§ **WHAT YOU WILL DO**
Return each line containing the string "chart".

§ **MATERIAL PROVIDED**
****************
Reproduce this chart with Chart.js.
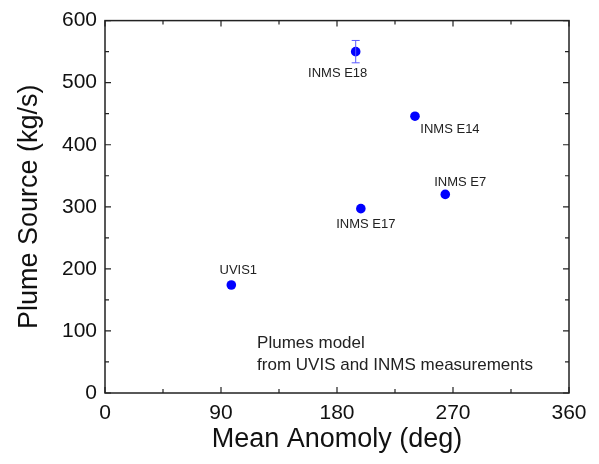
<!DOCTYPE html>
<html>
<head>
<meta charset="utf-8">
<script src="https://cdn.jsdelivr.net/npm/chart.js"></script>
<style>
  html, body { margin: 0; padding: 0; background: #fff; }
  #wrap { width: 599px; height: 464px; }
</style>
</head>
<body>
<div id="wrap"><canvas id="chart"></canvas></div>
<script>
  // values
  const names = ["UVIS1", "INMS E18", "INMS E14", "INMS E7", "INMS E17"];
  const anomaly = [98, 194.5, 240.5, 264, 198.5];
  const source = [174, 550, 446, 320, 297];
  const errors = [0, 18, 0, 0, 0];

  // label placement relative to each point (px)
  const labelDx = [7, -18, 35, 15, 5];
  const labelDy = [-15, 22, 13, -12, 16];

  const noteLines = ["Plumes model", "from UVIS and INMS measurements"];

  const FONT = "Arial, 'Liberation Sans', sans-serif";

  const extras = {
    id: "extras",
    afterDatasetsDraw(chart) {
      const { ctx, chartArea: a } = chart;
      const xs = chart.scales.x, ys = chart.scales.y;
      ctx.save();

      // error bars
      ctx.strokeStyle = "#5a5aff";
      ctx.lineWidth = 1;
      anomaly.forEach((xv, i) => {
        if (!errors[i]) return;
        const px = xs.getPixelForValue(xv);
        const top = ys.getPixelForValue(source[i] + errors[i]);
        const bot = ys.getPixelForValue(source[i] - errors[i]);
        ctx.beginPath();
        ctx.moveTo(px, top); ctx.lineTo(px, bot);
        ctx.moveTo(px - 4, top); ctx.lineTo(px + 4, top);
        ctx.moveTo(px - 4, bot); ctx.lineTo(px + 4, bot);
        ctx.stroke();
      });

      // point labels
      ctx.fillStyle = "#222";
      ctx.font = "13px " + FONT;
      ctx.textAlign = "center";
      ctx.textBaseline = "middle";
      names.forEach((n, i) => {
        const px = xs.getPixelForValue(anomaly[i]);
        const py = ys.getPixelForValue(source[i]);
        ctx.fillText(n, px + labelDx[i], py + labelDy[i]);
      });

      // note
      ctx.font = "17px " + FONT;
      ctx.textAlign = "left";
      const nx = xs.getPixelForValue(118);
      const ny = ys.getPixelForValue(80);
      noteLines.forEach((t, i) => ctx.fillText(t, nx, ny + i * 22));

      // frame
      ctx.strokeStyle = "#222";
      ctx.lineWidth = 1.5;
      ctx.strokeRect(a.left, a.top, a.right - a.left, a.bottom - a.top);

      // inward ticks on all four sides
      ctx.lineWidth = 1.2;
      ctx.beginPath();
      xs.ticks.forEach(t => {
        const px = xs.getPixelForValue(t.value);
        const len = t.value % 90 === 0 ? 6 : 4;
        ctx.moveTo(px, a.bottom); ctx.lineTo(px, a.bottom - len);
        ctx.moveTo(px, a.top); ctx.lineTo(px, a.top + len);
      });
      ys.ticks.forEach(t => {
        const py = ys.getPixelForValue(t.value);
        const len = t.value % 100 === 0 ? 6 : 4;
        ctx.moveTo(a.left, py); ctx.lineTo(a.left + len, py);
        ctx.moveTo(a.right, py); ctx.lineTo(a.right - len, py);
      });
      ctx.stroke();
      ctx.restore();
    }
  };

  new Chart(document.getElementById("chart"), {
    type: "scatter",
    data: {
      datasets: [{
        data: anomaly.map((x, i) => ({ x: x, y: source[i] })),
        backgroundColor: "#0000ff",
        borderWidth: 0,
        pointRadius: 4.8,
        pointHoverRadius: 4.8
      }]
    },
    options: {
      responsive: true,
      maintainAspectRatio: false,
      animation: false,
      layout: { padding: { left: 0, top: 20, right: 30, bottom: 0 } },
      plugins: { legend: { display: false }, tooltip: { enabled: false } },
      scales: {
        x: {
          type: "linear",
          min: 0, max: 360,
          afterFit: s => { s.height = 71; },
          ticks: {
            stepSize: 45,
            padding: 8,
            color: "#111",
            font: { family: FONT, size: 21 },
            callback: v => (v % 90 === 0 ? v : "")
          },
          grid: { display: false, drawTicks: false },
          border: { display: false },
          title: {
            display: true,
            text: "Mean Anomoly (deg)",
            color: "#111",
            font: { family: FONT, size: 27 },
            padding: { top: 0, bottom: 8 }
          }
        },
        y: {
          type: "linear",
          min: 0, max: 600,
          afterFit: s => { s.width = 105; },
          ticks: {
            stepSize: 50,
            padding: 8,
            color: "#111",
            font: { family: FONT, size: 21 },
            callback: v => (v % 100 === 0 ? v : "")
          },
          grid: { display: false, drawTicks: false },
          border: { display: false },
          title: {
            display: true,
            text: "Plume Source (kg/s)",
            color: "#111",
            font: { family: FONT, size: 27 },
            padding: { top: 13, bottom: 0 }
          }
        }
      }
    },
    plugins: [extras]
  });
</script>
</body>
</html>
****************
§ **EXERCISE ANSWER**
Reproduce this chart with Chart.js.
<script src="https://cdn.jsdelivr.net/npm/chart.js"></script>
<div id="wrap"><canvas id="chart"></canvas></div>
    afterDatasetsDraw(chart) {
      const { ctx, chartArea: a } = chart;
      const xs = chart.scales.x, ys = chart.scales.y;
  new Chart(document.getElementById("chart"), {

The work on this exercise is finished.